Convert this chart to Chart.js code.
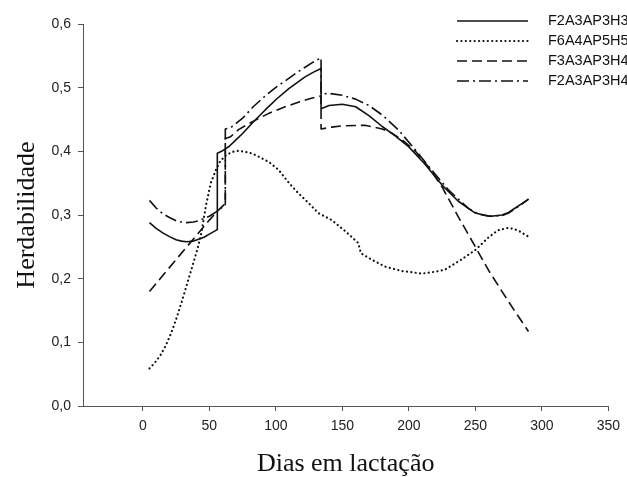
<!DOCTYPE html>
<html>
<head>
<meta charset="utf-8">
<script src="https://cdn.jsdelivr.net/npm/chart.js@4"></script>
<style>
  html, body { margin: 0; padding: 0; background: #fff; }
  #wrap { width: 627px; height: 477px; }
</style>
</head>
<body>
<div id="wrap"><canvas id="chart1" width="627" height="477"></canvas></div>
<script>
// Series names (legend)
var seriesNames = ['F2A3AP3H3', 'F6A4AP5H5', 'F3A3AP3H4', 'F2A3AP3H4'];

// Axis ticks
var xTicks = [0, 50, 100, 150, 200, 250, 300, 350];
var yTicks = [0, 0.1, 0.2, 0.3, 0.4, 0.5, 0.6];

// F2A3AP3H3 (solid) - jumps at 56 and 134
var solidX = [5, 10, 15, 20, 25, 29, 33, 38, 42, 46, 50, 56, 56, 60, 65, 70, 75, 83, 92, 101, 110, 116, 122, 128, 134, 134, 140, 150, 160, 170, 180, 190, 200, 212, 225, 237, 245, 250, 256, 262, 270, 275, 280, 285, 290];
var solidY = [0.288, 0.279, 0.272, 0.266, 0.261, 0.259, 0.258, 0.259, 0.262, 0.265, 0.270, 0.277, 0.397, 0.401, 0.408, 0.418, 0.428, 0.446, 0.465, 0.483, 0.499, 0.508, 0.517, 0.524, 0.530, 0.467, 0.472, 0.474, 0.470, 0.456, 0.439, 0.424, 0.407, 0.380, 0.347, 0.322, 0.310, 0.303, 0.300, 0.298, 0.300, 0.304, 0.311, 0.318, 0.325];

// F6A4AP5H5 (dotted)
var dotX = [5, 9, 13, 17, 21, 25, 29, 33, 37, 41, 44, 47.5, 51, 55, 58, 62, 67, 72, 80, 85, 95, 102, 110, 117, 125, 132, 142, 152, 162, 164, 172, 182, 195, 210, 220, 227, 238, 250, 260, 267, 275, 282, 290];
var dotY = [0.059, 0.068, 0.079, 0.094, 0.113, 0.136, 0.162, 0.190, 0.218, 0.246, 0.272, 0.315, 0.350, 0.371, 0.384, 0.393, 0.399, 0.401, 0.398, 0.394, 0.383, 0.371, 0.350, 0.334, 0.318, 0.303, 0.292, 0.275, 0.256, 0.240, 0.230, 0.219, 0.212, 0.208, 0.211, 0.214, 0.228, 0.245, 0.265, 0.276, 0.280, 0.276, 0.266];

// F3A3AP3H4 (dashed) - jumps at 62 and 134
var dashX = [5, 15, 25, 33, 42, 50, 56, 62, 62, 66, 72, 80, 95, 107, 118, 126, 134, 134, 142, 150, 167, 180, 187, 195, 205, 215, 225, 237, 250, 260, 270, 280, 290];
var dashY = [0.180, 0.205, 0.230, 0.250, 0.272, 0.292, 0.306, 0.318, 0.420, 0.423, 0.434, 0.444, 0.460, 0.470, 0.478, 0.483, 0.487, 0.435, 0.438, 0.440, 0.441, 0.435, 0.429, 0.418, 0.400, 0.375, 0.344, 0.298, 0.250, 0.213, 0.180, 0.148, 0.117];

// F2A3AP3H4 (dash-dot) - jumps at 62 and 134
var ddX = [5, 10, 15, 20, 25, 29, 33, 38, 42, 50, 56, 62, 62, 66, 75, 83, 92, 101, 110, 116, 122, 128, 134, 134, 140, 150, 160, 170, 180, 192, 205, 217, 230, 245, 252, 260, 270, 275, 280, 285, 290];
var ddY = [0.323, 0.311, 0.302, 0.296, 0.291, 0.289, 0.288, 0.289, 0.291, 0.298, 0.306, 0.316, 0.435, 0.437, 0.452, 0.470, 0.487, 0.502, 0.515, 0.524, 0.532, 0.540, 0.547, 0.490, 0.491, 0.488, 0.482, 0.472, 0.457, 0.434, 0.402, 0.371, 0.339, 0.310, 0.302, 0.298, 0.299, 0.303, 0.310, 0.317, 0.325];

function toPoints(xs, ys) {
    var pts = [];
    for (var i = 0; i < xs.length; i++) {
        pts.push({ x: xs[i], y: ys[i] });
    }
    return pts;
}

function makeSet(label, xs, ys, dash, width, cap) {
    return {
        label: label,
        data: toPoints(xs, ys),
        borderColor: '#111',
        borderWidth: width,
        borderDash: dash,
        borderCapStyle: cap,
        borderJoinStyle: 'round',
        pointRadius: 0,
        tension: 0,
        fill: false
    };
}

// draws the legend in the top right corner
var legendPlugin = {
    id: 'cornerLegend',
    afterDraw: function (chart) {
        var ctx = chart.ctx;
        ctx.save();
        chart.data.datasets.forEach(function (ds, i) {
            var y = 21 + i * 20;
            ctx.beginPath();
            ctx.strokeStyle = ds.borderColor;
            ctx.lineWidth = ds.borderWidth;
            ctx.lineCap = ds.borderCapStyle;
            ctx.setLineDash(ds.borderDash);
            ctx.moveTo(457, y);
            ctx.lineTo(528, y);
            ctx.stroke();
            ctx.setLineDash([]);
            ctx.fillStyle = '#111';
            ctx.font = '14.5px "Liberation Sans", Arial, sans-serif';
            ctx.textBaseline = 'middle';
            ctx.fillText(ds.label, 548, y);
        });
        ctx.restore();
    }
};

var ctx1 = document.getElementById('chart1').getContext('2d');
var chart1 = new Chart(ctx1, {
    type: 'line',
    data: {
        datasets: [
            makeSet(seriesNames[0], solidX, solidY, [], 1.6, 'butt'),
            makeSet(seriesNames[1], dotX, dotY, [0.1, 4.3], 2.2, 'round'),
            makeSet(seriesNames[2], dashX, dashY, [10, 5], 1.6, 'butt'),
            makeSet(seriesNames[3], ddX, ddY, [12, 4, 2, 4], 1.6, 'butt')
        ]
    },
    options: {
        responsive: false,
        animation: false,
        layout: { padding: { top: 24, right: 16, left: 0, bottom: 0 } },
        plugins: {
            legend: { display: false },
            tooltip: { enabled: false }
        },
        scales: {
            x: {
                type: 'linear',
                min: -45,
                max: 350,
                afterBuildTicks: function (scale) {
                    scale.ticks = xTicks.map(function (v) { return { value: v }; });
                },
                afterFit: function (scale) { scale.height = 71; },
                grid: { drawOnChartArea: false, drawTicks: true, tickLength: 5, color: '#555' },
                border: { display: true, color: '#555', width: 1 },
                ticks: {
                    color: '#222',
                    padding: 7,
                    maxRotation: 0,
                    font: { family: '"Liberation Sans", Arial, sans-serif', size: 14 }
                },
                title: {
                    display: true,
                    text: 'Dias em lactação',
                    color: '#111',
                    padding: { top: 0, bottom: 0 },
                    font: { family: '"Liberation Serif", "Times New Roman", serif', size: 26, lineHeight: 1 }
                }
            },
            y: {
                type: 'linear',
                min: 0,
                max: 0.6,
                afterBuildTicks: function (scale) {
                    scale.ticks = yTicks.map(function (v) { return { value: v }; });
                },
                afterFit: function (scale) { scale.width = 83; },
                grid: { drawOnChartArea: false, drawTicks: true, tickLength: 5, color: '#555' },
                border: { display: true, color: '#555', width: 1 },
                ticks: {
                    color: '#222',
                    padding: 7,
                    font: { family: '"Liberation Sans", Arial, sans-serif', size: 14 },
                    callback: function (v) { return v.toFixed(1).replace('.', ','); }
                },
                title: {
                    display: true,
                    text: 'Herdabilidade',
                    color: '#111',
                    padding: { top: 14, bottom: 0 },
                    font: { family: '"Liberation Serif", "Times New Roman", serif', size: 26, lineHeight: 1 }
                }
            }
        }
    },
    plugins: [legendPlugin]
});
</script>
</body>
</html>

* * * *

▶ INSTRUCTIONS FOR THE TASK
Set down the material above as is, without any pictures.

▶ RIGHT ANSWER
Convert this chart to Chart.js code.
<!DOCTYPE html>
<html>
<head>
<meta charset="utf-8">
<script src="https://cdn.jsdelivr.net/npm/chart.js@4"></script>
<style>
  html, body { margin: 0; padding: 0; background: #fff; }
  #wrap { width: 627px; height: 477px; }
</style>
</head>
<body>
<div id="wrap"><canvas id="chart1" width="627" height="477"></canvas></div>
<script>
// Series names (legend)
var seriesNames = ['F2A3AP3H3', 'F6A4AP5H5', 'F3A3AP3H4', 'F2A3AP3H4'];

// Axis ticks
var xTicks = [0, 50, 100, 150, 200, 250, 300, 350];
var yTicks = [0, 0.1, 0.2, 0.3, 0.4, 0.5, 0.6];

// F2A3AP3H3 (solid) - jumps at 56 and 134
var solidX = [5, 10, 15, 20, 25, 29, 33, 38, 42, 46, 50, 56, 56, 60, 65, 70, 75, 83, 92, 101, 110, 116, 122, 128, 134, 134, 140, 150, 160, 170, 180, 190, 200, 212, 225, 237, 245, 250, 256, 262, 270, 275, 280, 285, 290];
var solidY = [0.288, 0.279, 0.272, 0.266, 0.261, 0.259, 0.258, 0.259, 0.262, 0.265, 0.270, 0.277, 0.397, 0.401, 0.408, 0.418, 0.428, 0.446, 0.465, 0.483, 0.499, 0.508, 0.517, 0.524, 0.530, 0.467, 0.472, 0.474, 0.470, 0.456, 0.439, 0.424, 0.407, 0.380, 0.347, 0.322, 0.310, 0.303, 0.300, 0.298, 0.300, 0.304, 0.311, 0.318, 0.325];

// F6A4AP5H5 (dotted)
var dotX = [5, 9, 13, 17, 21, 25, 29, 33, 37, 41, 44, 47.5, 51, 55, 58, 62, 67, 72, 80, 85, 95, 102, 110, 117, 125, 132, 142, 152, 162, 164, 172, 182, 195, 210, 220, 227, 238, 250, 260, 267, 275, 282, 290];
var dotY = [0.059, 0.068, 0.079, 0.094, 0.113, 0.136, 0.162, 0.190, 0.218, 0.246, 0.272, 0.315, 0.350, 0.371, 0.384, 0.393, 0.399, 0.401, 0.398, 0.394, 0.383, 0.371, 0.350, 0.334, 0.318, 0.303, 0.292, 0.275, 0.256, 0.240, 0.230, 0.219, 0.212, 0.208, 0.211, 0.214, 0.228, 0.245, 0.265, 0.276, 0.280, 0.276, 0.266];

// F3A3AP3H4 (dashed) - jumps at 62 and 134
var dashX = [5, 15, 25, 33, 42, 50, 56, 62, 62, 66, 72, 80, 95, 107, 118, 126, 134, 134, 142, 150, 167, 180, 187, 195, 205, 215, 225, 237, 250, 260, 270, 280, 290];
var dashY = [0.180, 0.205, 0.230, 0.250, 0.272, 0.292, 0.306, 0.318, 0.420, 0.423, 0.434, 0.444, 0.460, 0.470, 0.478, 0.483, 0.487, 0.435, 0.438, 0.440, 0.441, 0.435, 0.429, 0.418, 0.400, 0.375, 0.344, 0.298, 0.250, 0.213, 0.180, 0.148, 0.117];

// F2A3AP3H4 (dash-dot) - jumps at 62 and 134
var ddX = [5, 10, 15, 20, 25, 29, 33, 38, 42, 50, 56, 62, 62, 66, 75, 83, 92, 101, 110, 116, 122, 128, 134, 134, 140, 150, 160, 170, 180, 192, 205, 217, 230, 245, 252, 260, 270, 275, 280, 285, 290];
var ddY = [0.323, 0.311, 0.302, 0.296, 0.291, 0.289, 0.288, 0.289, 0.291, 0.298, 0.306, 0.316, 0.435, 0.437, 0.452, 0.470, 0.487, 0.502, 0.515, 0.524, 0.532, 0.540, 0.547, 0.490, 0.491, 0.488, 0.482, 0.472, 0.457, 0.434, 0.402, 0.371, 0.339, 0.310, 0.302, 0.298, 0.299, 0.303, 0.310, 0.317, 0.325];

function toPoints(xs, ys) {
    var pts = [];
    for (var i = 0; i < xs.length; i++) {
        pts.push({ x: xs[i], y: ys[i] });
    }
    return pts;
}

function makeSet(label, xs, ys, dash, width, cap) {
    return {
        label: label,
        data: toPoints(xs, ys),
        borderColor: '#111',
        borderWidth: width,
        borderDash: dash,
        borderCapStyle: cap,
        borderJoinStyle: 'round',
        pointRadius: 0,
        tension: 0,
        fill: false
    };
}

// draws the legend in the top right corner
var legendPlugin = {
    id: 'cornerLegend',
    afterDraw: function (chart) {
        var ctx = chart.ctx;
        ctx.save();
        chart.data.datasets.forEach(function (ds, i) {
            var y = 21 + i * 20;
            ctx.beginPath();
            ctx.strokeStyle = ds.borderColor;
            ctx.lineWidth = ds.borderWidth;
            ctx.lineCap = ds.borderCapStyle;
            ctx.setLineDash(ds.borderDash);
            ctx.moveTo(457, y);
            ctx.lineTo(528, y);
            ctx.stroke();
            ctx.setLineDash([]);
            ctx.fillStyle = '#111';
            ctx.font = '14.5px "Liberation Sans", Arial, sans-serif';
            ctx.textBaseline = 'middle';
            ctx.fillText(ds.label, 548, y);
        });
        ctx.restore();
    }
};

var ctx1 = document.getElementById('chart1').getContext('2d');
var chart1 = new Chart(ctx1, {
    type: 'line',
    data: {
        datasets: [
            makeSet(seriesNames[0], solidX, solidY, [], 1.6, 'butt'),
            makeSet(seriesNames[1], dotX, dotY, [0.1, 4.3], 2.2, 'round'),
            makeSet(seriesNames[2], dashX, dashY, [10, 5], 1.6, 'butt'),
            makeSet(seriesNames[3], ddX, ddY, [12, 4, 2, 4], 1.6, 'butt')
        ]
    },
    options: {
        responsive: false,
        animation: false,
        layout: { padding: { top: 24, right: 16, left: 0, bottom: 0 } },
        plugins: {
            legend: { display: false },
            tooltip: { enabled: false }
        },
        scales: {
            x: {
                type: 'linear',
                min: -45,
                max: 350,
                afterBuildTicks: function (scale) {
                    scale.ticks = xTicks.map(function (v) { return { value: v }; });
                },
                afterFit: function (scale) { scale.height = 71; },
                grid: { drawOnChartArea: false, drawTicks: true, tickLength: 5, color: '#555' },
                border: { display: true, color: '#555', width: 1 },
                ticks: {
                    color: '#222',
                    padding: 7,
                    maxRotation: 0,
                    font: { family: '"Liberation Sans", Arial, sans-serif', size: 14 }
                },
                title: {
                    display: true,
                    text: 'Dias em lactação',
                    color: '#111',
                    padding: { top: 0, bottom: 0 },
                    font: { family: '"Liberation Serif", "Times New Roman", serif', size: 26, lineHeight: 1 }
                }
            },
            y: {
                type: 'linear',
                min: 0,
                max: 0.6,
                afterBuildTicks: function (scale) {
                    scale.ticks = yTicks.map(function (v) { return { value: v }; });
                },
                afterFit: function (scale) { scale.width = 83; },
                grid: { drawOnChartArea: false, drawTicks: true, tickLength: 5, color: '#555' },
                border: { display: true, color: '#555', width: 1 },
                ticks: {
                    color: '#222',
                    padding: 7,
                    font: { family: '"Liberation Sans", Arial, sans-serif', size: 14 },
                    callback: function (v) { return v.toFixed(1).replace('.', ','); }
                },
                title: {
                    display: true,
                    text: 'Herdabilidade',
                    color: '#111',
                    padding: { top: 14, bottom: 0 },
                    font: { family: '"Liberation Serif", "Times New Roman", serif', size: 26, lineHeight: 1 }
                }
            }
        }
    },
    plugins: [legendPlugin]
});
</script>
</body>
</html>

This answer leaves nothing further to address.